As a veteran, one occupies your own space in the ecosystem of Sudder Street. Or perhaps an ecosystem forms around you. I had been to Sudder Street four times in two years, and was slowly settling. Before long I graduated from the fearful Oriental who scuttled away when approached by drug pushers, semi-giggling and blushing, to the old India hand who had the entourage of neighbours to meet and greet. There was the Spanish group, who huddled together eating omelettes. They all looked bronzed and supremely attractive. The French-speaking always occupied the same table at the Blue Sky. The Americans and the Britons were buried in their Lonely Planet India, a tome thicker than the Mormon Bible and in a sickening shade of blue, perhaps as homage to the pop-art kitsch Krishna on its cover. Everyone, regardless of where we came from originally, said “namaste” when greeting each other, “dhanyabad” in gratitude, subconsciously complementing these with that Indian head wiggle and punctuating our sentences with “accha” and “baba”. Everyone was either a volunteer at the Mother Teresa home, or was travelling for a year, or both.

A man walked up and down Sudder Street every afternoon and night, with a bag full of wooden flutes, looking so comical that you could make a Bengali arthouse movie (pop trivia: Bombay’s Hindi-language Bollywood is crass, commercial and popular; Calcutta’s Bengali movies are arthouse, obscure, and difficult but beautiful) starring him, the Piped Piper of Sudder Street. He would be leading a pack of backpackers and volunteers, playing his own wooden flute to classical Bengali songs. He was friends with the fruit seller, the man who stood outside the phone booth with a push cart hawking the best of Bengal. The fruit seller’s sister was a homeless 21 year old woman-child with a beautiful baby, and when we met we couldn’t stop talking. Each time I planned to meet friends at the Lindsay Hotel’s rooftop restaurant for dinner, I had to leave my room 2 hours earlier, because I inevitably ended up in her living room — on the sidewalk where she lived with her baby, just opposite the Blue Sky cafe. Tomorrow, she will sneak into a train on unreserved class with her baby, to go home to her parents for the festivities. If a train conductor catches her, she might give him half of her money — 10 rupees (S$0.35, US$0.22), but either way standing all the way to the station at her village.
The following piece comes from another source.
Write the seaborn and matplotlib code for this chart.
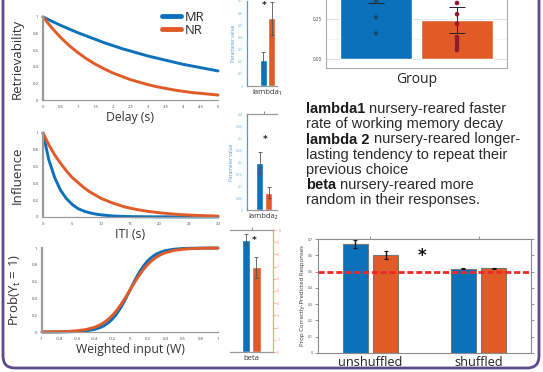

After speaking to her, I might nip across into Blue Sky for a quick apple juice. The boys from Sikkim, Assam and Darjeeling who had to travel to Calcutta to sit for examinations or go through job interviews would hurry up to greet me in Sikkimese, Assamese, Nepali, Khasi, just because I was the only person in the room with the same skin colour. Embarrassed “Oh I thought you were from Sikkim/ Assam/ Darjeeling/ Meghalaya/ Mizoram/ Manipur” comments would be exchanged, then I might sit down with my apple juice to read all the Indian English newspapers available. The Occasional Orientals might drop by, sit at the next table, and gossip enthusiastically in that loud voice we love to speak in when we think nobody understands our language. I just keep very quiet, eavesdropping, wanting to hear what they might say of a place I hold dear to my heart, in a language only three people in the whole street understood. They’re usually terrified of Calcutta, terrified of India, and for a good reason — most people are. The world would be better off without hacks like us contributing further to its literature of chaos and its teeming humanity, so I won’t go into that; but if you love this place, you can be sure you’re very, very much in love.

I’m not sure why I keep returning to Calcutta — in writing, and in person. Is it because it’s my first Indian city, and that I had spent a month living there in Narendrapur, a little hamlet in its suburbs, showering with hot water the cook had heated over a cooking cauldron, eating rice cooked in mustard oil with my fingers and drinking tea in alleys with no street lights for miles? That wherever I may be, College Street still cheers me up, and the Indian Coffee House still amazes me every time? That their beautiful, poetic language is what I’d heard someone I loved once speak daily for two years, and its food was what I discovered and fell for, the same time I fell for and discovered a great love? That many nights were spent here in cheap hotel rooms, with Bob Dylan and the Arcade Fire for company, writing, and writing, writing some more and editing our photographs for print? I may never know.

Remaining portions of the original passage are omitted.